» GIVEN PROBLEM:
Show each line of the data below that has the string "this" in it.
## start
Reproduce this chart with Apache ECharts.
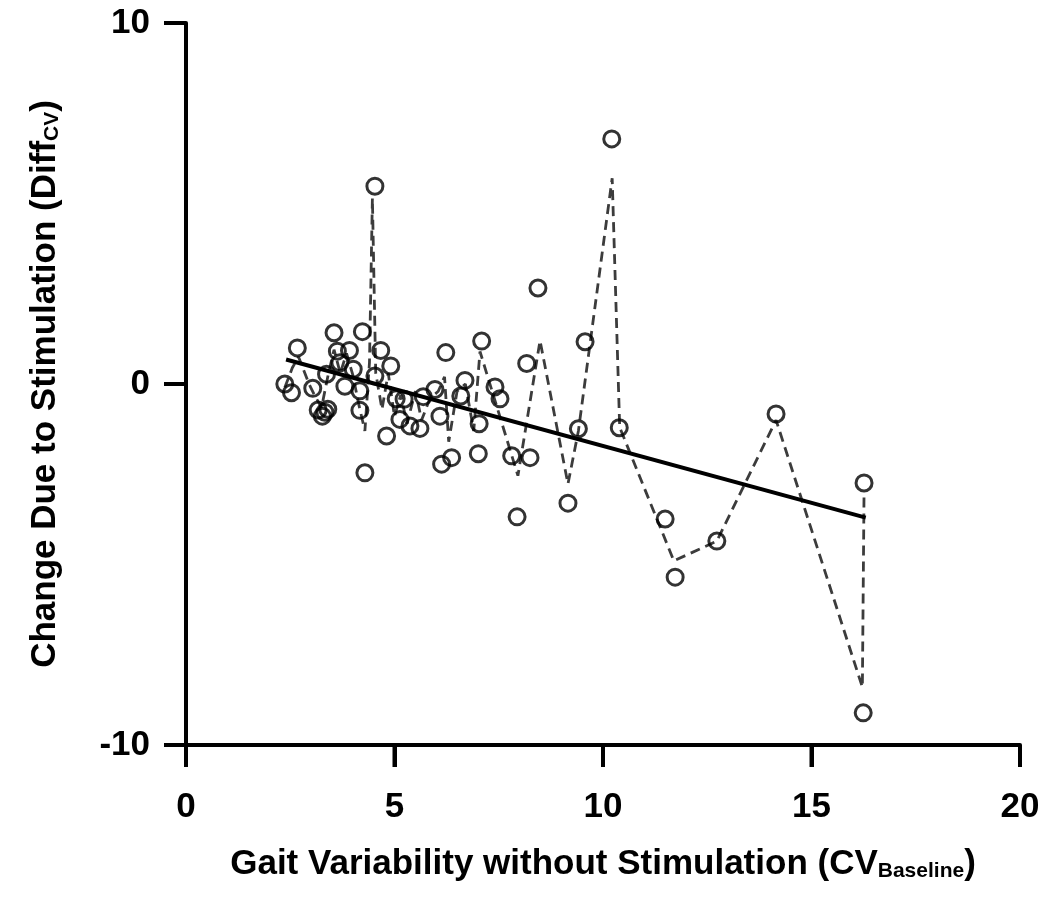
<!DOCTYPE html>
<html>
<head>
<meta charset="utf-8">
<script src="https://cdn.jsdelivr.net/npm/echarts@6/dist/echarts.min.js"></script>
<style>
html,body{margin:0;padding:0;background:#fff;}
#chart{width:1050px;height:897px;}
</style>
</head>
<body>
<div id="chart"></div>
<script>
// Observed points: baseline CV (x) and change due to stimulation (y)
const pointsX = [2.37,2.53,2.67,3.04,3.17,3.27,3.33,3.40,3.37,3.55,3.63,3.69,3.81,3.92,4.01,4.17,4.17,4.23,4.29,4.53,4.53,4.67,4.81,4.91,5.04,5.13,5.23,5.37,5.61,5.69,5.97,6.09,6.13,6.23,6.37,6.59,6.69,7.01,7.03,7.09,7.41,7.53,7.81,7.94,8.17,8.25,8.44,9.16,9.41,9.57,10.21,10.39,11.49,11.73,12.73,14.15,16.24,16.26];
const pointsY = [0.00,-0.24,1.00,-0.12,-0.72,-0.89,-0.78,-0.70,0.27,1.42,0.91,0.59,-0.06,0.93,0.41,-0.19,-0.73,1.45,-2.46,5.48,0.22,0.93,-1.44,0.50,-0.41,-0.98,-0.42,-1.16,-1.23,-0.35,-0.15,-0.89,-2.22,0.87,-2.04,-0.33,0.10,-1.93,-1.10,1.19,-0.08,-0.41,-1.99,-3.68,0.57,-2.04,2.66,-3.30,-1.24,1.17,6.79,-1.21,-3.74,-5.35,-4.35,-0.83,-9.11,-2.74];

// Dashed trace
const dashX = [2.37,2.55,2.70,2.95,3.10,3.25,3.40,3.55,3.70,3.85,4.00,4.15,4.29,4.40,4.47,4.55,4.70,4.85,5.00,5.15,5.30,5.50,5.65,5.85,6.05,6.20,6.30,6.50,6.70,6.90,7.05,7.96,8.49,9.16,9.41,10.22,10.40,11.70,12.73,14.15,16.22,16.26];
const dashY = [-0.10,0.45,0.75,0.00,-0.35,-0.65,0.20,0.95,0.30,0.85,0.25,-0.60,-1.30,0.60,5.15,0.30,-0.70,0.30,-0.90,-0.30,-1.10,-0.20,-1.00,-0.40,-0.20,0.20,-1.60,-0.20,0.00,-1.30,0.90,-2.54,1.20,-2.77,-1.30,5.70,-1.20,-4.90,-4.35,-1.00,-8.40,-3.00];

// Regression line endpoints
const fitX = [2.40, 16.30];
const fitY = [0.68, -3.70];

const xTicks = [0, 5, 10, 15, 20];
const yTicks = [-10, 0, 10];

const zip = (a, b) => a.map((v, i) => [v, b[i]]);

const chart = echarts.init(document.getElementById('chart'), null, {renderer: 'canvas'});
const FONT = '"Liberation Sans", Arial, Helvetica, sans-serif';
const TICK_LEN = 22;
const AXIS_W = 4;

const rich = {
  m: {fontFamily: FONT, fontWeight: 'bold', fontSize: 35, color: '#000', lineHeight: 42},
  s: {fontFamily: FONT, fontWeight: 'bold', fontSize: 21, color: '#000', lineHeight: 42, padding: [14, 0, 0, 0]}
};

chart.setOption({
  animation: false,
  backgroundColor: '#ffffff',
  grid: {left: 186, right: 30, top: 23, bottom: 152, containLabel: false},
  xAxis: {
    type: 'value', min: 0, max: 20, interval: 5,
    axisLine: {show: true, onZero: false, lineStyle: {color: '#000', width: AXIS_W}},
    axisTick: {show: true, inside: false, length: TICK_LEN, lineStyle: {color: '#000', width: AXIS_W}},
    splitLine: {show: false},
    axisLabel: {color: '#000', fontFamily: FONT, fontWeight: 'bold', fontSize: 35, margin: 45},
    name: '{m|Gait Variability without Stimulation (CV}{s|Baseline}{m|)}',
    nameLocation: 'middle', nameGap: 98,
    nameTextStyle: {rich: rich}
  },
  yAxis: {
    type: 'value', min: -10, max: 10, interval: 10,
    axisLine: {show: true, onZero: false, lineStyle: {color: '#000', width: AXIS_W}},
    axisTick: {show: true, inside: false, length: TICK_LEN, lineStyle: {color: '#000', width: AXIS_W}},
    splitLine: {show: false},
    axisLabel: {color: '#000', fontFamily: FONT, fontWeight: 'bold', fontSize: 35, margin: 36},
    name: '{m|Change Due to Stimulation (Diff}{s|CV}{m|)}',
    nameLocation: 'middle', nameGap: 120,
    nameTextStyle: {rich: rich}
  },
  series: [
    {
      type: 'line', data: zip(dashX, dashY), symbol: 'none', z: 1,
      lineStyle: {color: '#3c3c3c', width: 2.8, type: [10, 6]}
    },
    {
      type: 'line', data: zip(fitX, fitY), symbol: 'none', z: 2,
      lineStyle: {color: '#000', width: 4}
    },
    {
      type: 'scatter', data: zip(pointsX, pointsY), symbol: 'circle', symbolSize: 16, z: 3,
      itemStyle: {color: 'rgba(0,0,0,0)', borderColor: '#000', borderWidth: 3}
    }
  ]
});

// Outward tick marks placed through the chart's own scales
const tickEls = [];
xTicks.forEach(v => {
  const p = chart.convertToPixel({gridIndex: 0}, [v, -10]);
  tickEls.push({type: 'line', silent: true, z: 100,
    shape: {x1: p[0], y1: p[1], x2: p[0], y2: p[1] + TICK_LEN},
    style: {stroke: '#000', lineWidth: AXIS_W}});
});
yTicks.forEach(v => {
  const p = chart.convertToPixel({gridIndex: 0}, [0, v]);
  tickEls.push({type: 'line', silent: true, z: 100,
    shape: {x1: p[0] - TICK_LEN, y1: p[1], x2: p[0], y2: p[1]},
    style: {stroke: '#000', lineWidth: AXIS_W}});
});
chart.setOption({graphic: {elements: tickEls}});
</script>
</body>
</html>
## end
## start
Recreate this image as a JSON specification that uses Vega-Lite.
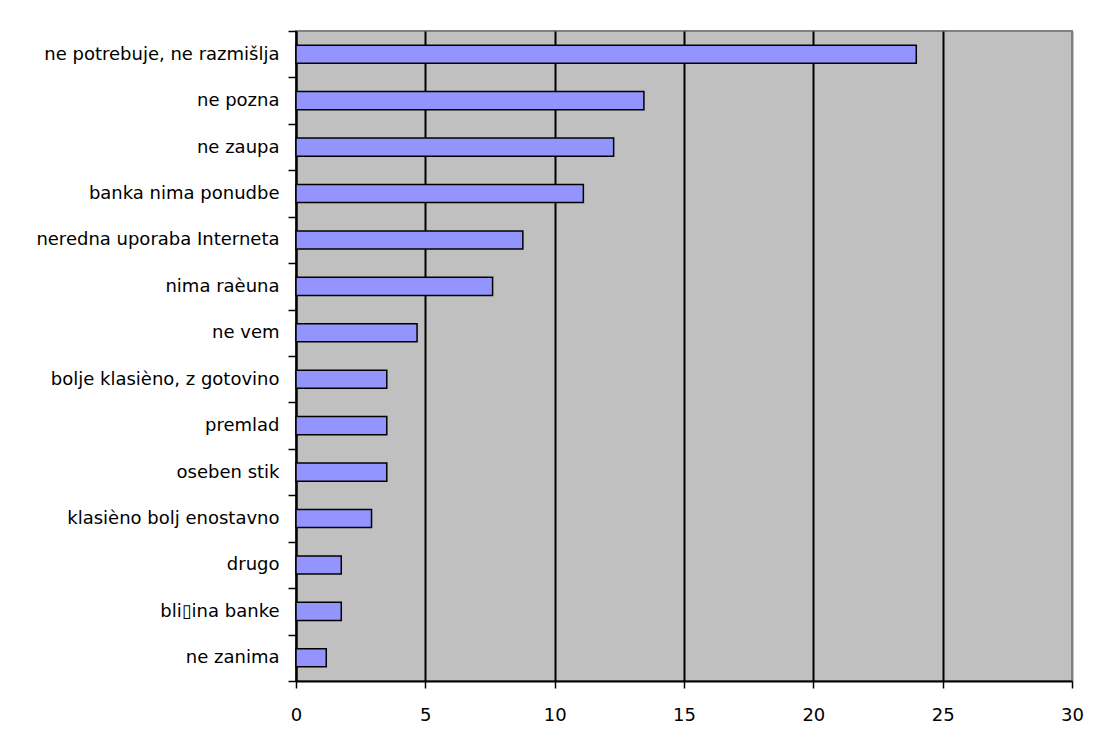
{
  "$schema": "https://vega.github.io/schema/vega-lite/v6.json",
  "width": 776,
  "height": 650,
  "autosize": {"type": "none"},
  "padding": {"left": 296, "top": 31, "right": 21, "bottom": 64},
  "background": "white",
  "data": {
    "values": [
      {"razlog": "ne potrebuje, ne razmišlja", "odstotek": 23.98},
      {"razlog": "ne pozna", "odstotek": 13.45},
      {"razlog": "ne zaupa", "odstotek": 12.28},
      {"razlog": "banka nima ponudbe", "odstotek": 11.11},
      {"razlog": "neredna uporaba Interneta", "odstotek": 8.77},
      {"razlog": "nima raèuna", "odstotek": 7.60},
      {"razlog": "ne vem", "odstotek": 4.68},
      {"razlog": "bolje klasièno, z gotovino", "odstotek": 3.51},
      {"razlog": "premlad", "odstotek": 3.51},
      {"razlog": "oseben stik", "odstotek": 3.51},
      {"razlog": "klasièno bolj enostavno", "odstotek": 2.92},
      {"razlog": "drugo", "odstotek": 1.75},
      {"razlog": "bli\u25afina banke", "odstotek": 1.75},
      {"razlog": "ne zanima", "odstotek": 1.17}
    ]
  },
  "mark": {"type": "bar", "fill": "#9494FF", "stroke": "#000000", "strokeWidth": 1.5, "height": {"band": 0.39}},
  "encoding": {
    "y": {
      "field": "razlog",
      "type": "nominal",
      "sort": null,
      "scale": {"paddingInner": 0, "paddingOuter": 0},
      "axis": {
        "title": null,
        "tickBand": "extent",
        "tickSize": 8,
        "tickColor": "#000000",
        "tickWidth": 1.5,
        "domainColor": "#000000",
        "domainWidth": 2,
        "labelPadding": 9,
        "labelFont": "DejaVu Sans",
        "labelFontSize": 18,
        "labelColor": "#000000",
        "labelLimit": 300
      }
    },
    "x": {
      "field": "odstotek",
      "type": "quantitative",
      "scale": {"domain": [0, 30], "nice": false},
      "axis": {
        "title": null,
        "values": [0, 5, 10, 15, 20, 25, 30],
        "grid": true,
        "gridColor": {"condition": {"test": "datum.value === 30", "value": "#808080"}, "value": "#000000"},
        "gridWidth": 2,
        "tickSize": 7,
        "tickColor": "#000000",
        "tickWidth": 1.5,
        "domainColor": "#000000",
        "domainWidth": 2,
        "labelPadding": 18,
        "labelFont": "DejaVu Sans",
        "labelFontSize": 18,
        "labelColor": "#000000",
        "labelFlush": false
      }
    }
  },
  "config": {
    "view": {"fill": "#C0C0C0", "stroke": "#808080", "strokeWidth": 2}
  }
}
## end
» FULL ANSWER:
Reproduce this chart with Apache ECharts.
Recreate this image as a JSON specification that uses Vega-Lite.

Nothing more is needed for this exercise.